A month after a massacre at a Buffalo supermarket left 10 Black residents dead, federal prosecutors charged the accused gunman with 26 counts of hate crimes and weapons violations on Wednesday.
Some of the federal charges could carry the death penalty, though there is currently a moratorium on federal executions.
The news of the criminal complaint came as Attorney General Merrick Garland traveled to Buffalo on Wednesday to visit the site of the massacre — a Tops Friendly Market in the city’s East Side — to meet with victims families and appear with Trini E. Ross, the United States Attorney for the Western District of New York.
All told, 13 people were shot at the Tops on the afternoon of May 14; three survived.
The suspect, Payton Gendron, 18, is an avowed white supremacist who wore body armor and carried a semiautomatic rifle while livestreaming the attack online.
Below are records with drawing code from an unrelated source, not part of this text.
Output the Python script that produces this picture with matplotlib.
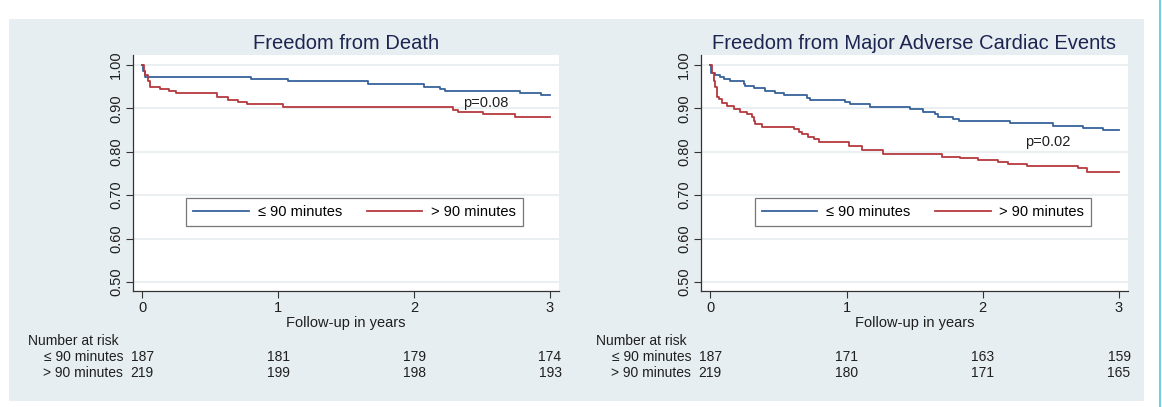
import numpy as np
import matplotlib
matplotlib.use('Agg')
import matplotlib.pyplot as plt
from matplotlib.patches import Rectangle
from matplotlib.lines import Line2D
import matplotlib.transforms as mtransforms

plt.rcParams['font.family'] = ['Liberation Sans', 'DejaVu Sans']

# Kaplan-Meier step curves (years, survival)
death_le90_t = [0.0, 0.005, 0.02, 0.80, 1.07, 1.66, 2.07, 2.19, 2.23, 2.78, 2.93, 3.0]
death_le90_s = [1.0, 0.985, 0.973, 0.967, 0.962, 0.956, 0.950, 0.945, 0.941, 0.935, 0.930, 0.930]
death_gt90_t = [0.0, 0.01, 0.02, 0.04, 0.056, 0.13, 0.20, 0.25, 0.547, 0.633, 0.706, 0.768,
                1.038, 2.288, 2.325, 2.509, 2.742, 3.0]
death_gt90_s = [1.0, 0.986, 0.977, 0.963, 0.950, 0.944, 0.940, 0.935, 0.927, 0.919, 0.914, 0.909,
                0.904, 0.896, 0.891, 0.886, 0.881, 0.881]

mace_le90_t = [0.0, 0.007, 0.037, 0.073, 0.098, 0.147, 0.244, 0.257, 0.318, 0.403, 0.477, 0.538,
               0.709, 0.733, 0.990, 1.027, 1.174, 1.467, 1.565, 1.650, 1.675, 1.785, 1.822, 2.2,
               2.518, 2.738, 2.885, 3.0]
mace_le90_s = [1.0, 0.981, 0.977, 0.972, 0.967, 0.962, 0.956, 0.952, 0.946, 0.941, 0.936, 0.931,
               0.925, 0.919, 0.914, 0.909, 0.904, 0.899, 0.892, 0.886, 0.881, 0.875, 0.871, 0.866,
               0.860, 0.854, 0.849, 0.849]
mace_gt90_t = [0.0, 0.012, 0.024, 0.037, 0.049, 0.061, 0.086, 0.122, 0.171, 0.220, 0.269, 0.306,
               0.318, 0.330, 0.379, 0.611, 0.648, 0.672, 0.721, 0.758, 0.795, 1.015, 1.112, 1.271,
               1.699, 1.834, 1.968, 2.115, 2.188, 2.323, 2.702, 2.763, 3.0]
mace_gt90_s = [1.0, 0.981, 0.962, 0.950, 0.927, 0.921, 0.912, 0.906, 0.898, 0.892, 0.886, 0.881,
               0.871, 0.864, 0.858, 0.852, 0.846, 0.841, 0.835, 0.829, 0.823, 0.813, 0.804, 0.794,
               0.789, 0.785, 0.781, 0.776, 0.771, 0.767, 0.762, 0.753, 0.753]

titles = ['Freedom from Death', 'Freedom from Major Adverse Cardiac Events']
p_values = ['p=0.08', 'p=0.02']
p_pos = [(2.36, 0.912), (2.31, 0.823)]
group_labels = ['\u2264 90 minutes', '> 90 minutes']
risk_years = [0, 1, 2, 3]
risk_death = [[187, 181, 179, 174], [219, 199, 198, 193]]
risk_mace = [[187, 171, 163, 159], [219, 180, 171, 165]]

BLUE = '#36629b'
RED = '#b5393e'
PANEL = '#e7eef1'
TXT = '#1f1f1f'

fig = plt.figure(figsize=(11.62, 4.07), dpi=100)
W, H = 1162.0, 407.0

# light panel behind everything, and the cyan page edge on the right
fig.patches.append(Rectangle((9 / W, 1 - 401 / H), (1144 - 9) / W, (401 - 19) / H,
                             transform=fig.transFigure, facecolor=PANEL, edgecolor='none',
                             zorder=-5))
fig.lines.append(Line2D([1159.5 / W, 1159.5 / W], [0, 1], transform=fig.transFigure,
                        color='#6dd2de', lw=1.5))

ax1 = fig.add_axes([133 / W, 1 - 291 / H, 426 / W, 236 / H])
ax2 = fig.add_axes([701 / W, 1 - 291 / H, 427 / W, 236 / H])

curves = [
    (death_le90_t, death_le90_s, death_gt90_t, death_gt90_s, risk_death),
    (mace_le90_t, mace_le90_s, mace_gt90_t, mace_gt90_s, risk_mace),
]

for i, ax in enumerate([ax1, ax2]):
    t1, s1, t2, s2, risk = curves[i]
    ax.set_facecolor('white')
    ax.step(t1, s1, where='post', color=BLUE, lw=1.3, label=group_labels[0])
    ax.step(t2, s2, where='post', color=RED, lw=1.3, label=group_labels[1])
    ax.set_xlim(-0.068, 3.066)
    ax.set_ylim(0.479, 1.023)
    ax.set_yticks([0.5, 0.6, 0.7, 0.8, 0.9, 1.0])
    ax.set_yticklabels(['0.50', '0.60', '0.70', '0.80', '0.90', '1.00'],
                       rotation=90, va='center')
    ax.set_xticks(risk_years)
    ax.grid(axis='y', color='#e6edf0', lw=1.2)
    ax.set_axisbelow(True)
    for side in ['top', 'right']:
        ax.spines[side].set_visible(False)
    for side in ['left', 'bottom']:
        ax.spines[side].set_color('#333333')
        ax.spines[side].set_linewidth(0.9)
    ax.tick_params(length=5, width=0.8, color='#333333', labelsize=10.5, labelcolor=TXT)
    ax.tick_params(axis='y', pad=2)
    ax.tick_params(axis='x', pad=2)
    ax.set_xlabel('Follow-up in years', fontsize=10.5, color=TXT, labelpad=1)
    ax.set_title(titles[i], fontsize=14.5, color='#1c2550', pad=4)
    ax.text(p_pos[i][0], p_pos[i][1], p_values[i], fontsize=10.5, color=TXT, va='center')

    leg = ax.legend(loc='center', bbox_to_anchor=(0.52, 0.335), ncol=2, fontsize=10.5,
                    frameon=True, fancybox=False, handlelength=3.8, borderpad=0.5,
                    handletextpad=0.6, columnspacing=1.7, borderaxespad=0)
    leg.get_frame().set_edgecolor('#555555')
    leg.get_frame().set_linewidth(0.9)

    # number at risk table below the axis
    trans = mtransforms.blended_transform_factory(ax.transData, fig.transFigure)
    x0_px = 28 if i == 0 else 596
    lab_px = 123 if i == 0 else 691
    fig.text(x0_px / W, 1 - 341 / H, 'Number at risk', fontsize=10, color=TXT, va='center')
    for r, ypx in enumerate([357, 373]):
        fig.text(lab_px / W, 1 - ypx / H, group_labels[r], fontsize=10, color=TXT,
                 va='center', ha='right')
        for yr, n in zip(risk_years, risk[r]):
            ax.text(yr, 1 - ypx / H, str(n), transform=trans, fontsize=10, color=TXT,
                    va='center', ha='center', clip_on=False)

fig.savefig('out.png', dpi=100, facecolor='white')
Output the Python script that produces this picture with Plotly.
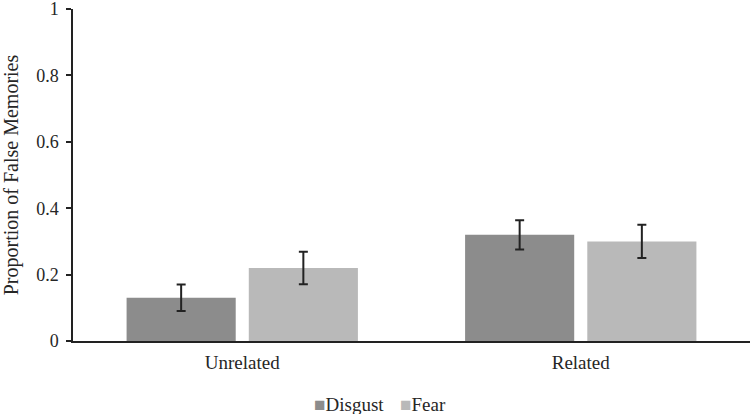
import plotly.graph_objects as go

categories = ["Unrelated", "Related"]
disgust = [0.13, 0.32]
disgust_err = [0.04, 0.044]
fear = [0.22, 0.30]
fear_err = [0.049, 0.05]
y_ticks = [0, 0.2, 0.4, 0.6, 0.8, 1]
y_tick_labels = ["0", "0.2", "0.4", "0.6", "0.8", "1"]
series_names = ["Disgust", "Fear"]
series_colors = ["#8c8c8c", "#b9b9b9"]

fam = "Liberation Serif, Times New Roman, serif"
font = dict(family=fam, size=19, color="#262626")
ytick_font = dict(family=fam, size=18, color="#262626")

W, H = 750, 414
ML, MR, MT, MB = 73, 0, 9, 73

fig = go.Figure()
for name, vals, errs, col in zip(series_names, [disgust, fear], [disgust_err, fear_err], series_colors):
    fig.add_trace(go.Bar(
        name=name, x=categories, y=vals,
        marker=dict(color=col, line=dict(width=0)),
        error_y=dict(type="data", array=errs, color="#222222", thickness=2, width=4.5),
        hoverinfo="skip",
    ))

# legend built as text items (square glyph + label)
legend_left_px = [312, 398]
pw = W - ML - MR
ph = H - MT - MB
for name, col, lx in zip(series_names, series_colors, legend_left_px):
    fig.add_annotation(
        xref="paper", yref="paper",
        x=(lx - ML) / pw, y=-(404 - (H - MB)) / ph,
        xanchor="left", yanchor="middle", showarrow=False,
        text=f"<span style='color:{col}'>■</span>{name}",
        font=font,
    )

fig.update_layout(
    width=W, height=H,
    margin=dict(l=ML, r=MR, t=MT, b=MB),
    paper_bgcolor="white", plot_bgcolor="white",
    font=font,
    barmode="group", bargap=0.278, bargroupgap=0.107,
    showlegend=False,
)
fig.update_xaxes(showline=True, linecolor="#222222", linewidth=1.5, ticks="",
                 showgrid=False, tickfont=font, automargin=False,
                 ticklabelstandoff=3)
fig.update_yaxes(range=[0, 1.0001], tickvals=y_ticks, ticktext=y_tick_labels,
                 showline=True, linecolor="#222222", linewidth=1.5,
                 ticks="outside", ticklen=5, tickcolor="#222222", tickwidth=1.5,
                 showgrid=False, zeroline=False, tickfont=ytick_font, automargin=False,
                 ticklabelstandoff=4, ticklabeloverflow="allow",
                 title=dict(text="Proportion of False Memories",
                            font=dict(family=fam, size=20, color="#262626"), standoff=17))

fig.write_html("out.html", config={"displayModeBar": False},
               post_script="document.body.style.margin='0';")
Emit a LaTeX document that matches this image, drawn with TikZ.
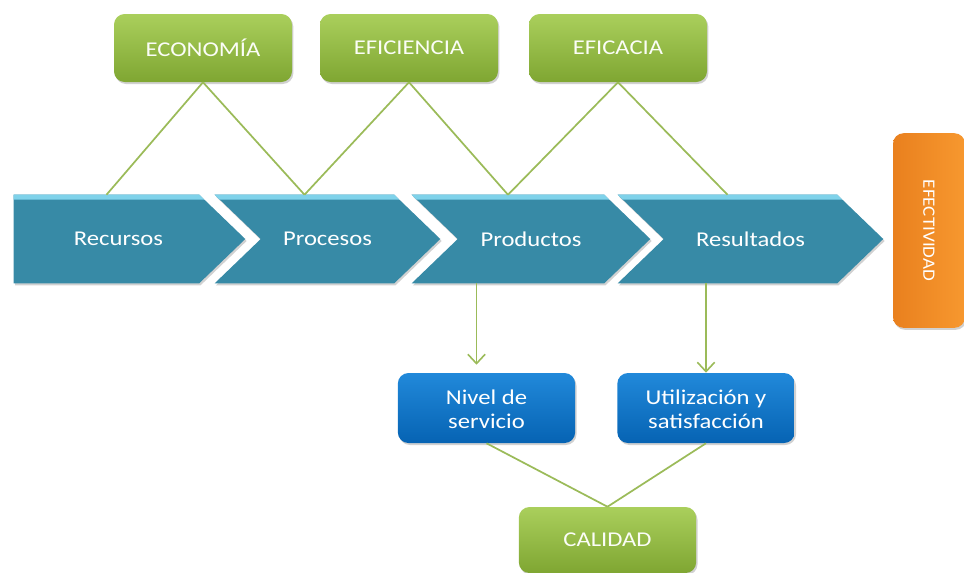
\documentclass[tikz,border=0pt]{standalone}
\usepackage{fontspec}
\setmainfont{Carlito}
\usetikzlibrary{calc,arrows.meta,shadows,backgrounds}
\definecolor{grT}{HTML}{AACF5C}
\definecolor{grB}{HTML}{7FA632}
\definecolor{teal}{HTML}{378AA6}
\definecolor{tealhi}{HTML}{7FD2EA}
\definecolor{blT}{HTML}{2189DA}
\definecolor{blB}{HTML}{0663B3}
\definecolor{orT}{HTML}{F7982F}
\definecolor{orB}{HTML}{E9801E}
\definecolor{conn}{HTML}{9BBB59}
\newcommand{\wx}[1]{\scalebox{1.17}[1]{#1}}
\begin{document}
\begin{tikzpicture}[x=0.75pt,y=-0.75pt,
  txt/.style={text=white, font=\fontsize{15.8}{18}\selectfont, align=center, inner sep=0pt},
  shad/.style={drop shadow={shadow xshift=1pt,shadow yshift=-1.5pt,opacity=0.3,fill=black!60}},
  greenbox/.style={txt, text=white!95!grT, rounded corners=8pt, minimum width=133.5pt, minimum height=51pt, top color=grT, bottom color=grB, shad},
  bluebox/.style={txt, rounded corners=8pt, minimum width=133pt, minimum height=52.5pt, top color=blT, bottom color=blB, shad},
  orangebox/.style={txt, rounded corners=8pt, minimum width=54pt, minimum height=146pt, left color=orB, right color=orT, shad},
  chevnode/.style={txt, minimum height=66pt},
  chev/.style={fill=teal, shad},
  chevhi/.style={fill=tealhi},
  link/.style={draw=conn, line width=1.3pt},
  arr/.style={link, -{Straight Barb[length=7pt,width=13pt,line width=1.2pt]}}
]
\useasboundingbox (0,0) rectangle (964,572);

% top boxes
\node[greenbox] (eco) at (203,48) {\wx{ECONOMÍA}};
\node[greenbox] (efi) at (409,48) {\wx{EFICIENCIA}};
\node[greenbox] (efa) at (618,48) {\wx{EFICACIA}};

% chevrons (text nodes; shapes on background)
\node[chevnode, minimum width=173.25pt] (rec) at (129.5,239) {\wx{Recursos}\hspace*{16.5pt}};
\node[chevnode, minimum width=168.75pt] (pro) at (327.5,239) {\wx{Procesos}};
\node[chevnode, minimum width=178.5pt] (prd) at (531,239) {\wx{Productos}};
\node[chevnode, minimum width=198.75pt] (res) at (750.5,239) {\wx{Resultados}};

\begin{scope}[on background layer]
  \fill[chev] (rec.north west) -- ($(rec.north east)+(-46,0)$) -- (rec.east) -- ($(rec.south east)+(-46,0)$) -- (rec.south west) -- cycle;
  \fill[chevhi] (rec.north west) -- ($(rec.north east)+(-46,0)$) -- ($(rec.north east)+(-41,5)$) -- ($(rec.north west)+(0,5)$) -- cycle;
  \foreach \n in {pro,prd,res}{
    \fill[chev] (\n.north west) -- ($(\n.north east)+(-46,0)$) -- (\n.east) -- ($(\n.south east)+(-46,0)$) -- (\n.south west) -- ($(\n.west)+(46,0)$) -- cycle;
    \fill[chevhi] (\n.north west) -- ($(\n.north east)+(-46,0)$) -- ($(\n.north east)+(-41,5)$) -- ($(\n.north west)+(5,5)$) -- cycle;
  }
\end{scope}

% effectiveness
\node[orangebox] (efe) at (929,230.5) {\rotatebox{-90}{\fontsize{13}{15}\selectfont\scalebox{1.1}[1]{EFECTIVIDAD}}};

% lower boxes
\node[bluebox] (niv) at (486.5,408) {\raisebox{-3pt}[\height][\depth]{\wx{\begin{tabular}{@{}c@{}}Nivel de\\servicio\end{tabular}}}};
\node[bluebox] (uti) at (706,408) {\raisebox{-3pt}[\height][\depth]{\wx{\begin{tabular}{@{}c@{}}Utilización y\\satisfacción\end{tabular}}}};
\node[greenbox, minimum width=133pt, minimum height=49.5pt] (cal) at (607.5,540) {\wx{CALIDAD}};

% connectors
\draw[link] (eco.south) -- ($(rec.north)+(-23,0)$);
\draw[link] (eco.south) -- ($(pro.north)+(-23,0)$);
\draw[link] (efi.south) -- ($(pro.north)+(-23,0)$);
\draw[link] (efi.south) -- ($(prd.north)+(-23,0)$);
\draw[link] (efa.south) -- ($(prd.north)+(-23,0)$);
\draw[link] (efa.south) -- ($(res.north)+(-23,0)$);
\draw[arr] ($(prd.south)+(-54.5,0)$) -- ($(niv.north)+(-10,-8)$);
\draw[arr] ($(res.south)+(-44.5,0)$) -- (uti.north);
\draw[link] (niv.south) -- (cal.north);
\draw[link] (uti.south) -- (cal.north);
\end{tikzpicture}
\end{document}
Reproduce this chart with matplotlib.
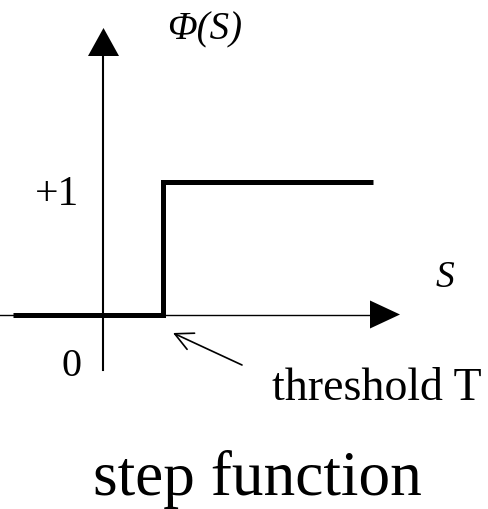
import matplotlib.pyplot as plt

# step function values (S, Phi)
s_vals = [-1.5, 1.0, 1.0, 4.5]
phi_vals = [0, 0, 1, 1]
threshold = 1.0

# axis labels / texts
x_label = "S"
y_label = "Φ(S)"
one_label = "+1"
zero_label = "0"
thresh_label = "threshold T"
title = "step function"

W, H = 489, 509
fig = plt.figure(figsize=(W / 100, H / 100), dpi=100)
ax = fig.add_axes([0, 0, 1, 1])

# pixel layout: origin at (103, 314.5), 60 px per S unit, 132.5 px per Phi unit
x0, y0, sx, sy = 103, 314.5, 60.0, 132.5


def px(x, y):
    # pixel (from top-left) -> data
    return (x - x0) / sx, (y0 - y) / sy


ax.set_xlim(px(0, 0)[0], px(W, 0)[0])
ax.set_ylim(px(0, H)[1], px(0, 0)[1])
ax.axis("off")

# horizontal axis with arrow head
xa, ya = px(0, 314.5)
xb, _ = px(371, 314.5)
ax.plot([xa, xb], [ya, ya], color="k", lw=1.0, zorder=1)
tri = [px(370, 300.5), px(400, 314.5), px(370, 328.5)]
ax.fill([p[0] for p in tri], [p[1] for p in tri], color="k", lw=0)

# vertical axis with arrow head
vx, vy1 = px(103, 370)
_, vy2 = px(103, 55)
ax.plot([vx, vx], [vy1, vy2], color="k", lw=1.5, zorder=1)
tri = [px(88, 56), px(103.5, 28), px(119, 56)]
ax.fill([p[0] for p in tri], [p[1] for p in tri], color="k", lw=0)

# the step
ax.plot(s_vals, phi_vals, color="k", lw=3.6, solid_joinstyle="miter",
        solid_capstyle="butt", zorder=3)

serif = "Liberation Serif"
ax.text(*px(205, 30), y_label, fontsize=28, family=serif, style="italic",
        ha="center", va="center")
ax.text(*px(445, 278), x_label, fontsize=27, family=serif, style="italic",
        ha="center", va="center")
ax.text(*px(57, 195), one_label, fontsize=30, family=serif,
        ha="center", va="center")
ax.text(*px(72, 367), zero_label, fontsize=29, family=serif,
        ha="center", va="center")

# threshold annotation
ax.annotate("", xy=(threshold + 10 / sx, px(0, 333)[1]), xytext=px(242, 365),
            arrowprops=dict(arrowstyle="->", lw=1.2, color="k",
                            mutation_scale=32, shrinkA=0, shrinkB=0))
ax.text(*px(272, 400), thresh_label, fontsize=33, family=serif,
        ha="left", va="baseline")

ax.text(*px(93, 495), title, fontsize=45.5, family=serif,
        ha="left", va="baseline")

fig.savefig("out.png", dpi=100)
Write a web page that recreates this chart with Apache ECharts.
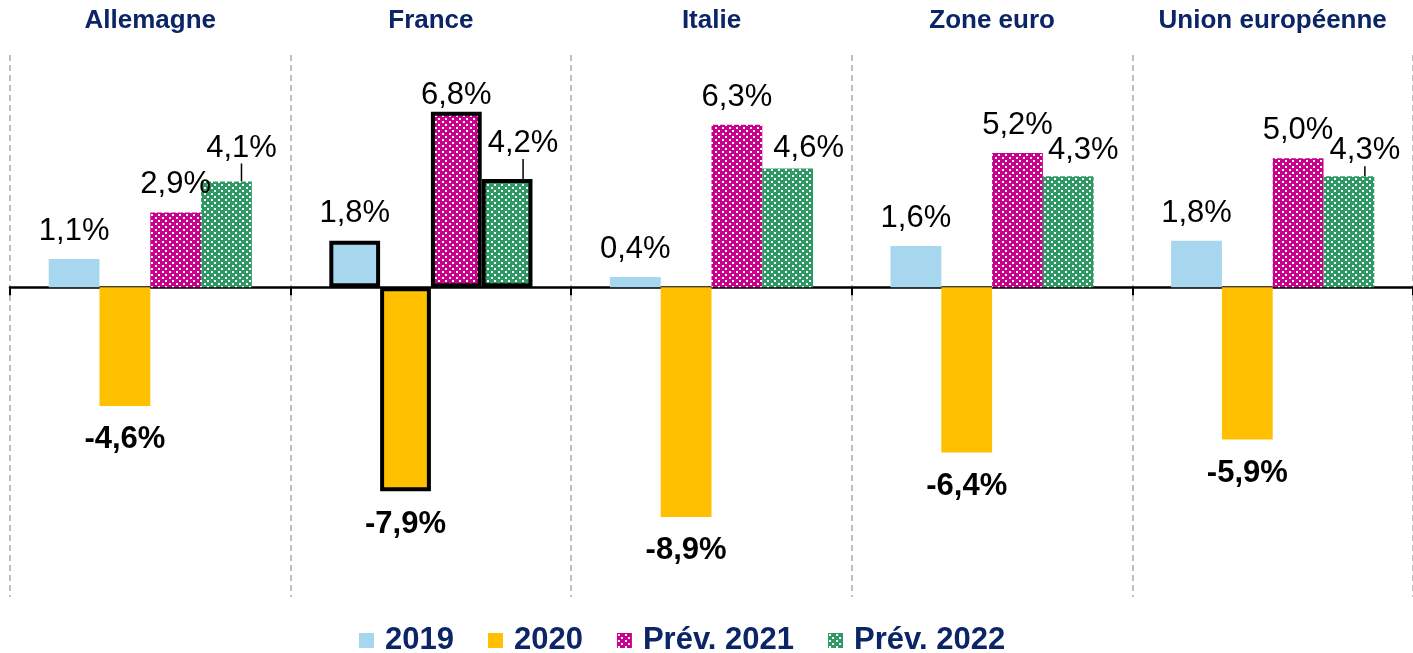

In the days before the attack, the suspect also posted a lengthy rant outlining his belief in so-called replacement theory, a belief rooted in white supremacy that posits a scheme to “replace” white people with people of color.
In the complaint filed Wednesday, an F.B.I. agent said that the suspect’s motive was “to prevent Black people from replacing white people and eliminating the white race, and to inspire others to commit similar attacks.”
Authorities have previously said that he had elaborately planned his massacre, traveling more than 200 miles from his home in Conklin, N.Y., after choosing the East Side neighborhood in Buffalo because of its large number of Black residents. They also believe he visited the Tops market before the attack to do reconnaissance and wrote a series of private posts about his plans on Discord, a messaging platform, which he made public shortly before the attack.
Mr. Garland’s announcement came two weeks after the suspect’s indictment on 25 counts of murder and other state charges, including a charge of domestic terrorism motivated by hate — believed to be the first time that the 2020 law has been leveled against a defendant.
Mr. Gendron has pleaded not guilty to those charges and is being held without bail.
The attack at Tops, and an even more deadly massacre at an elementary school in Uvalde, Texas, has already impacted both policy and politics in New York, including the passage of a series of new state laws meant to tighten restrictions on gun ownership, including raising the minimum age to buy a semiautomatic rifle to 21. Gov. Kathy Hochul, a Democrat, also issued a pair of executive orders, including one to enhance monitoring of online extremism by the State Police.
The mass shooting in Buffalo also led Representative Chris Jacobs, a Republican who represents some of the city’s suburbs, to embrace a series of gun control measures, prompting a furious blowback from members of his own party. As a response, Mr. Jacobs said he would not run for a new term in November, decrying many Republicans’ unblinking opposition to any gun control.